Tujuan Penelitian 1. Mengkaji ketahanan spora dan pertumbuhan sel vegetatif Bacillus cereus dalam MP-ASI bubuk instan. 2. Menganalisis pengaruh suhu air matang preparasi dan pengaruh lamanya penyimpanan MP-ASI bubuk instan terhadap kemampuan bertahan dan tumbuh spora Bacillus cereus. 3. Mengetahui kualitas mikrobiologi MP-ASI bubuk instan setelah preparasi melalui pengujian total mikroba 4. Mendeteksi keberadaan Bacillus cereus dalam MP-ASI bubuk instan.
Hipotesis 1. Spora Bacillus cereus tahan panas mampu bertahan dan tumbuh di dalam MPASI bubuk instan selama penyimpanan. 2. Spora dan sel vegetatif Bacillus cereus mampu bertahan terhadap suhu preparasi.
6
3. Jumlah sel vegetatif Bacillus cereus pada MP-ASI meningkat setelah preparasi yang disimpan pada suhu ruang.
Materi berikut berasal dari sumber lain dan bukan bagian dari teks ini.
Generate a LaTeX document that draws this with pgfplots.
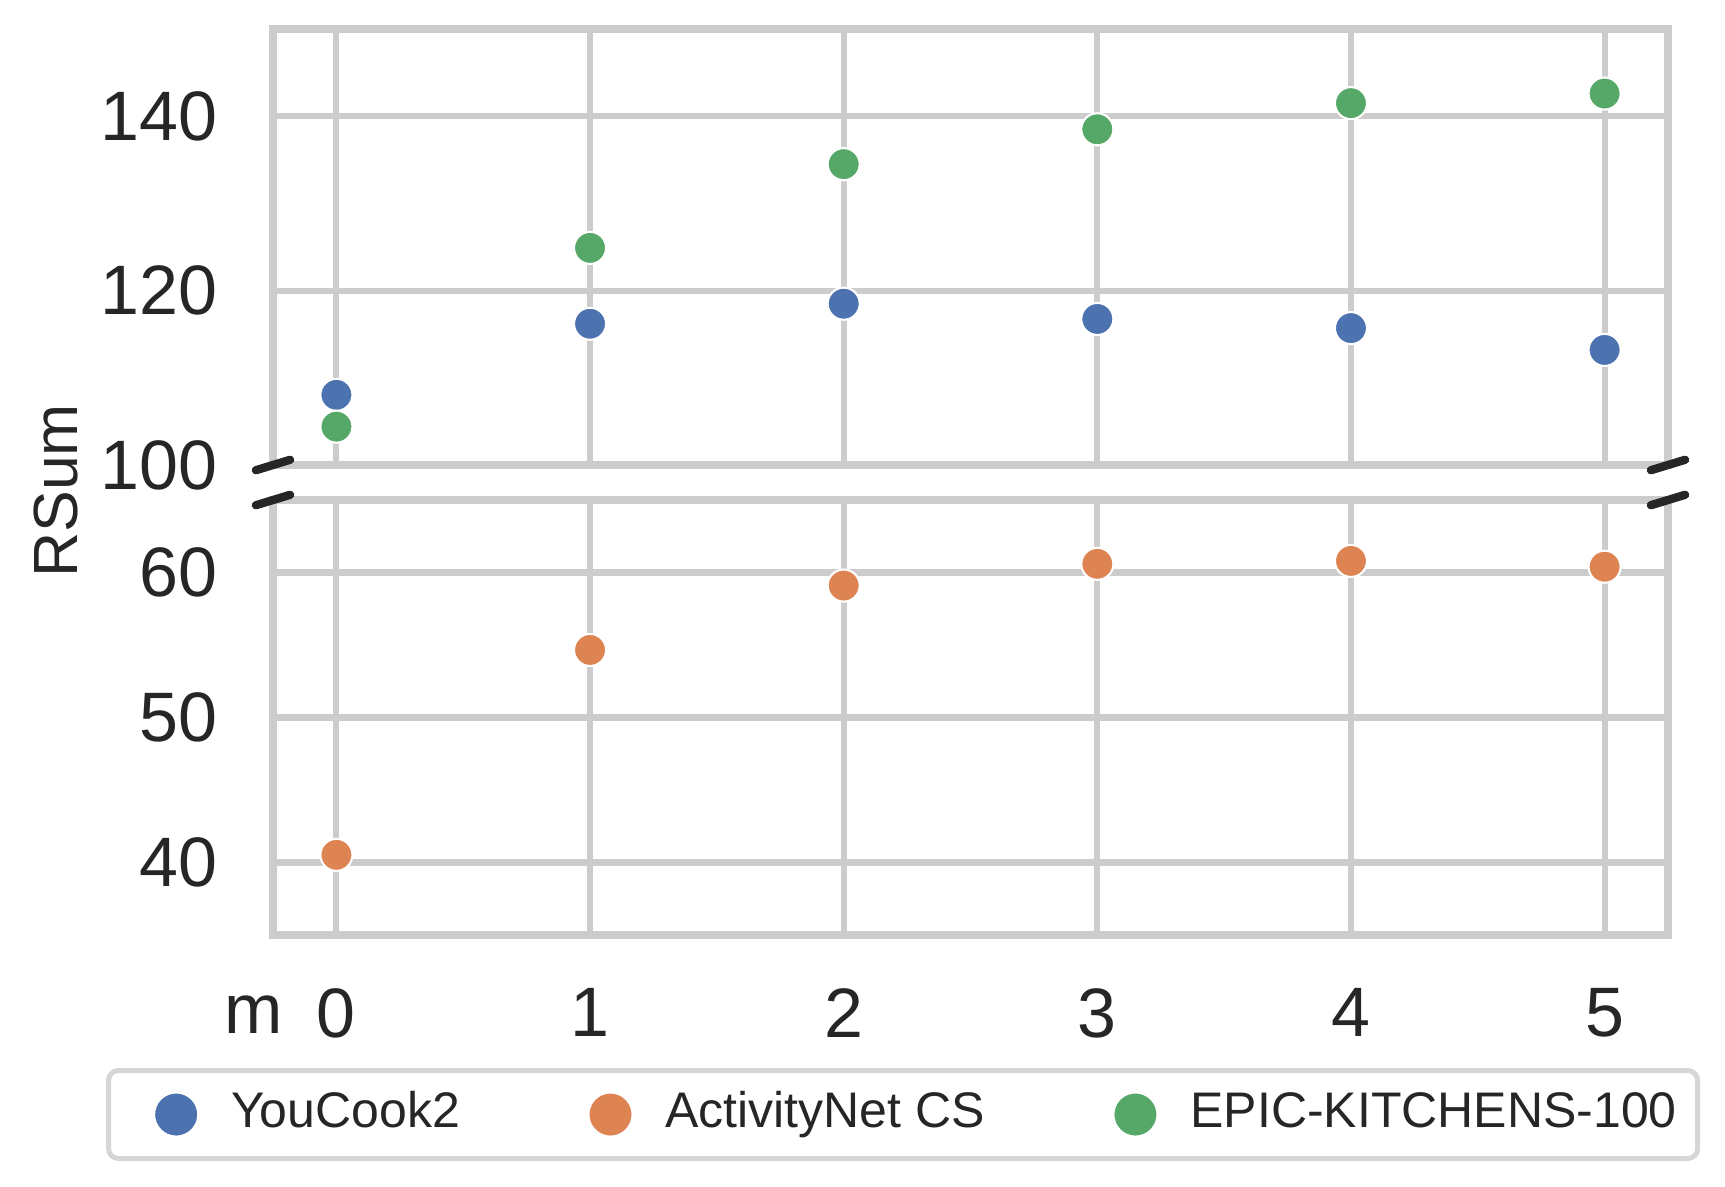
\documentclass[border=0pt]{standalone}
\usepackage{fontspec}
\setmainfont{Liberation Sans}
\usepackage{pgfplots}
\pgfplotsset{compat=1.18}
\definecolor{sbblue}{HTML}{4C72B0}
\definecolor{sborange}{HTML}{DD8452}
\definecolor{sbgreen}{HTML}{55A868}
\definecolor{gridgray}{HTML}{CCCCCC}
\definecolor{leggray}{HTML}{D6D6D6}
\definecolor{txt}{HTML}{262626}
\pgfplotsset{
  brk/.style={
    scale only axis, width=334.8pt,
    xmin=-0.25, xmax=5.25, xtick={0,1,2,3,4,5},
    grid=major,
    major grid style={line width=1.45pt, gridgray},
    axis line style={line width=1.75pt, gridgray},
    major tick length=0pt,
    tick style={draw=none},
    /pgf/number format/assume math mode=true,
    ticklabel style={font=\fontsize{16.8}{20}\selectfont, text=txt},
    yticklabel style={anchor=east, inner sep=0pt, xshift=-13.2pt},
    xticklabel style={anchor=north, inner sep=0pt, yshift=-12.7pt},
    clip=false,
  },
  sc/.style={only marks, mark=*, mark size=3.85pt,
    mark options={draw=white, line width=0.5pt, fill=#1}},
}
\begin{document}
\begin{tikzpicture}
\useasboundingbox (0,0) rectangle (414pt,284.64pt);
% top panel
\begin{axis}[brk, at={(65.52pt,173.04pt)}, anchor=south west, height=104.64pt,
  ymin=100, ymax=150, ytick={100,120,140}, xticklabels={}]
\addplot[sc=sbblue] coordinates {(0,108.05) (1,116.2) (2,118.5) (3,116.75) (4,115.7) (5,113.2)};
\addplot[sc=sbgreen] coordinates {(0,104.4) (1,124.9) (2,134.5) (3,138.5) (4,141.5) (5,142.6)};
\draw[txt, line width=2pt, line cap=round] (rel axis cs:0,0) ++(-4.1pt,-1.25pt) -- ++(8.2pt,2.5pt);
\draw[txt, line width=2pt, line cap=round] (rel axis cs:1,0) ++(-4.1pt,-1.25pt) -- ++(8.2pt,2.5pt);
\end{axis}
% bottom panel
\begin{axis}[brk, at={(65.52pt,60.24pt)}, anchor=south west, height=104.4pt,
  ymin=35, ymax=65, ytick={40,50,60},
  legend columns=3,
  legend image code/.code={
    \path[draw=none, fill=none] (-11.2pt,-10.56pt) (13.2pt,10.56pt);
    \draw[mark repeat=2, mark phase=2, #1, mark size=5.3pt] plot coordinates {(-1pt,0pt) (0pt,0pt) (1pt,0pt)};
  },
  legend style={at={(axis description cs:-0.11971,-0.30575)}, anchor=north west,
    draw=leggray, line width=1.2pt, rounded corners=2.4pt,
    inner xsep=5.04pt, inner ysep=0pt,
    font=\fontsize{12}{14}\selectfont, text=txt,
    nodes={inner sep=0pt, text height=0.72em, text depth=0.08em},
    cells={anchor=west},
    /tikz/every even column/.append style={column sep=24.9pt}},
]
\addlegendimage{sc=sbblue}
\addlegendentry{YouCook2}
\addplot[sc=sborange] coordinates {(0,40.53) (1,54.66) (2,59.1) (3,60.6) (4,60.8) (5,60.4)};
\addlegendentry{ActivityNet CS}
\addlegendimage{sc=sbgreen}
\addlegendentry{EPIC-KITCHENS-100\hspace{0.6pt}}
\draw[txt, line width=2pt, line cap=round] (rel axis cs:0,1) ++(-4.1pt,-1.25pt) -- ++(8.2pt,2.5pt);
\draw[txt, line width=2pt, line cap=round] (rel axis cs:1,1) ++(-4.1pt,-1.25pt) -- ++(8.2pt,2.5pt);
\end{axis}
\node[rotate=90, inner sep=0pt, text=txt, font=\fontsize{15}{18}\selectfont] at (13.49pt,166.85pt) {RSum};
\node[inner sep=0pt, text=txt, font=\fontsize{16.8}{20}\selectfont] at (60.96pt,41.16pt) {m};
\end{tikzpicture}
\end{document}
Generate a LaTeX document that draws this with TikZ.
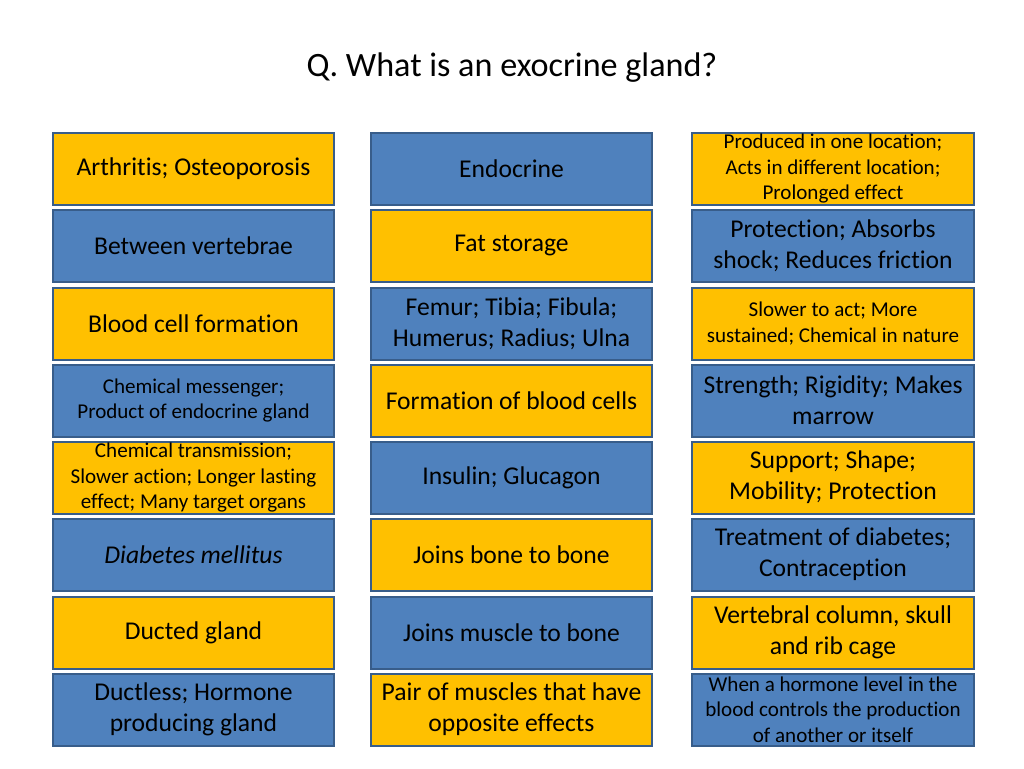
\documentclass[tikz,border=0pt]{standalone}
\usepackage{fontspec}
\setmainfont[Ligatures={NoCommon}]{Carlito}
\definecolor{yel}{HTML}{FFC000}
\definecolor{blu}{HTML}{4F81BD}
\definecolor{bord}{HTML}{385D8A}
\tikzset{
  cell/.style={draw=bord, line width=1.5pt, minimum width=211pt, minimum height=54pt, inner sep=0pt, align=center, text=black},
  Y/.style={cell, fill=yel},
  B/.style={cell, fill=blu},
  big/.style={font=\fontsize{19.2}{23.2}\selectfont},
  sm/.style={font=\fontsize{15.8}{19.2}\selectfont}
}
\begin{document}
\begin{tikzpicture}[x=0.75pt,y=-0.75pt]
\useasboundingbox (0,0) rectangle (1024,768);
\node[font=\fontsize{25.6}{30}\selectfont] (title) at (512,68) {Q. What is an exocrine gland?};
% column 1
\node[Y,big] (a1) at (193.5,168.5) {Arthritis; Osteoporosis};
\node[B,big] (a2) at (193.5,245.5) {Between vertebrae};
\node[Y,big] (a3) at (193.5,323.5) {Blood cell formation};
\node[B,sm]  (a4) at (193.5,400.5) {Chemical messenger;\\Product of endocrine gland};
\node[Y,sm]  (a5) at (193.5,477.5) {Chemical transmission;\\Slower action; Longer lasting\\effect; Many target organs};
\node[B,big] (a6) at (193.5,554.5) {\itshape Diabetes mellitus};
\node[Y,big] (a7) at (193.5,632.5) {Ducted gland};
\node[B,big] (a8) at (193.5,709.5) {Ductless; Hormone\\producing gland};
% column 2
\node[B,big] (b1) at (511.5,168.5) {Endocrine};
\node[Y,big] (b2) at (511.5,245.5) {Fat storage};
\node[B,big] (b3) at (511.5,323.5) {Femur; Tibia; Fibula;\\Humerus; Radius; Ulna};
\node[Y,big] (b4) at (511.5,400.5) {Formation of blood cells};
\node[B,big] (b5) at (511.5,477.5) {Insulin; Glucagon};
\node[Y,big] (b6) at (511.5,554.5) {Joins bone to bone};
\node[B,big] (b7) at (511.5,632.5) {Joins muscle to bone};
\node[Y,big] (b8) at (511.5,709.5) {Pair of muscles that have\\opposite effects};
% column 3
\node[Y,sm]  (c1) at (833,168.5) {Produced in one location;\\Acts in different location;\\Prolonged effect};
\node[B,big] (c2) at (833,245.5) {Protection; Absorbs\\shock; Reduces friction};
\node[Y,sm]  (c3) at (833,323.5) {Slower to act; More\\sustained; Chemical in nature};
\node[B,big] (c4) at (833,400.5) {Strength; Rigidity; Makes\\marrow};
\node[Y,big] (c5) at (833,477.5) {Support; Shape;\\Mobility; Protection};
\node[B,big] (c6) at (833,554.5) {Treatment of diabetes;\\Contraception};
\node[Y,big] (c7) at (833,632.5) {Vertebral column, skull\\and rib cage};
\node[B,sm]  (c8) at (833,709.5) {When a hormone level in the\\blood controls the production\\of another or itself};
\end{tikzpicture}
\end{document}
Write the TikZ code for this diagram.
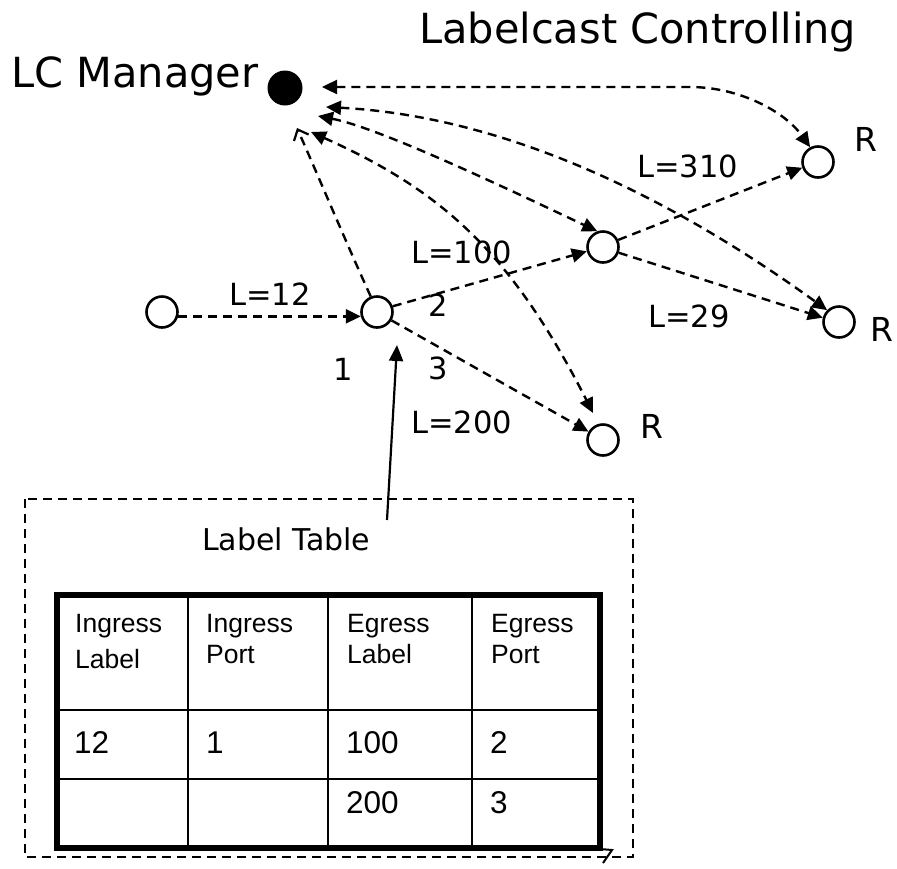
\documentclass[tikz,border=0pt]{standalone}
\usepackage{fontspec}
\setmainfont{DejaVu Sans}
\newfontfamily\tablefont{Liberation Sans}
\usetikzlibrary{arrows.meta}

\begin{document}
\begin{tikzpicture}[x=1pt,y=1pt,
  router/.style={circle,draw,line width=2.6pt,minimum size=31pt,inner sep=0pt},
  mgr/.style={circle,fill,minimum size=35pt,inner sep=0pt},
  dashline/.style={line width=2.4pt,dash pattern=on 9pt off 6pt},
  flow/.style={dashline,-{Triangle[length=15pt,width=14pt]}},
  ctrl/.style={dashline,{Triangle[length=15pt,width=14pt]}-{Triangle[length=15pt,width=14pt]}},
  report/.style={dashline,-{Straight Barb[length=9pt,width=16pt,line width=2.2pt]}},
  pointer/.style={line width=2.2pt,-{Triangle[length=16pt,width=14pt]}},
  lbl/.style={font=\fontsize{30.5}{36}\selectfont,anchor=base west,inner sep=0pt},
  rmark/.style={font=\fontsize{33}{38}\selectfont,anchor=base west,inner sep=0pt},
  title/.style={font=\fontsize{41.5}{50}\selectfont,anchor=base west,inner sep=0pt},
  cell/.style={font=\tablefont\fontsize{26.5}{30}\selectfont,anchor=base west,inner sep=0pt},
  num/.style={font=\tablefont\fontsize{31.5}{36}\selectfont,anchor=base west,inner sep=0pt}]

\useasboundingbox (0,0) rectangle (897,-868);

% titles
\node[title] (ttl) at (419,-43) {Labelcast Controlling};
\node[title] (mgrname) at (11,-87) {LC Manager};

% manager and routers
\node[mgr] (M) at (285,-88) {};
\node[router] (S) at (162,-312) {};
\node[router] (A) at (377,-312) {};
\node[router] (B) at (603,-247) {};
\node[router] (R1) at (818,-162) {};
\node[router] (R2) at (839,-322) {};
\node[router] (R3) at (603,-440) {};

% receiver marks
\node[rmark] (r1) at (854,-151) {R};
\node[rmark] (r2) at (870,-341) {R};
\node[rmark] (r3) at (640,-438) {R};

% link labels and port numbers
\node[lbl] (l12) at (229,-305) {L=12};
\node[lbl] (l100) at (411,-263) {L=100};
\node[lbl] (l200) at (411,-433) {L=200};
\node[lbl] (l310) at (637,-177) {L=310};
\node[lbl] (l29) at (648,-327) {L=29};
\node[lbl] (p1) at (333,-380) {1};
\node[lbl] (p2) at (428,-316) {2};
\node[lbl] (p3) at (428,-379) {3};

% data-plane links
\draw[flow] (S.-15) -- (A.195);
\draw[flow] (A.20) -- (B.195);
\draw[flow] (A.-30) -- (R3.150);
\draw[flow] (B.25) -- (R1.200);
\draw[flow] (B.-20) -- (R2.165);

% control channels between the manager and the routers
\coordinate (m1) at (322,-87);
\coordinate (m2) at (326,-107);
\coordinate (m3) at (318,-116);
\coordinate (m4) at (311,-132);
\coordinate (m5) at (297,-128);
\coordinate (bend1) at (690,-87);
\coordinate (r3top) at ([shift={(-10,27)}]R3.center);
\draw[ctrl] (m1) -- (bend1) .. controls (740,-87) and (785,-112) .. (R1.118);
\draw[ctrl] (m2) .. controls (480,-115) and (640,-175) .. (R2.135);
\draw[ctrl] (m3) .. controls (380,-128) and (510,-190) .. (B.110);
\draw[ctrl] (m4) .. controls (440,-190) and (510,-250) .. (r3top);
\draw[report] (A.112) .. controls (345,-240) and (320,-180) .. (m5);

% label table frame and pointer
\draw[dashline] (25,-499) rectangle (633,-857);
\coordinate (tfoot) at (387,-520);
\draw[pointer] (tfoot) -- ([shift={(20,-33)}]A.center);
\node[lbl,font=\fontsize{30}{36}\selectfont] (tcap) at (202,-550) {Label Table};

% table grid
\draw[line width=2.2pt] (188,-595) -- (188,-848)
                        (328,-595) -- (328,-848)
                        (472,-595) -- (472,-848)
                        (57,-710) -- (600,-710)
                        (57,-779) -- (600,-779);
\draw[line width=5.5pt] (57,-595) rectangle (600,-848);
\draw[line width=2pt] (600,-849) -- (612,-850) -- (603,-863);

% header cells
\node[cell] (h1a) at (75,-632) {Ingress};
\node[cell] (h1b) at (75,-668) {Label};
\node[cell] (h2a) at (206,-632) {Ingress};
\node[cell] (h2b) at (206,-663) {Port};
\node[cell] (h3a) at (347,-632) {Egress};
\node[cell] (h3b) at (347,-663) {Label};
\node[cell] (h4a) at (491,-632) {Egress};
\node[cell] (h4b) at (491,-663) {Port};

% entries
\node[num] (c12) at (74,-753) {12};
\node[num] (c1) at (206,-753) {1};
\node[num] (c100) at (346,-753) {100};
\node[num] (c2) at (490,-753) {2};
\node[num] (c200) at (346,-813) {200};
\node[num] (c3) at (490,-813) {3};
\end{tikzpicture}
\end{document}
Manfaat Penelitian 1. Sebagai penyedia data bagi penentu kebijakan di bidang kesehatan masyarakat dan industri pengolahan pangan sehingga dapat menjamin bahwa produk MPASI bubuk instan tersebut aman untuk dikonsumi. 2. Membantu industri pangan untuk menyikapi dan mengambil langkah pencegahan yang diperlukan. 3. Sebagai landasan untuk memperbaiki tatacara penyajian dan kondisi penyimpanan produk berbahan dasar beras dan susu.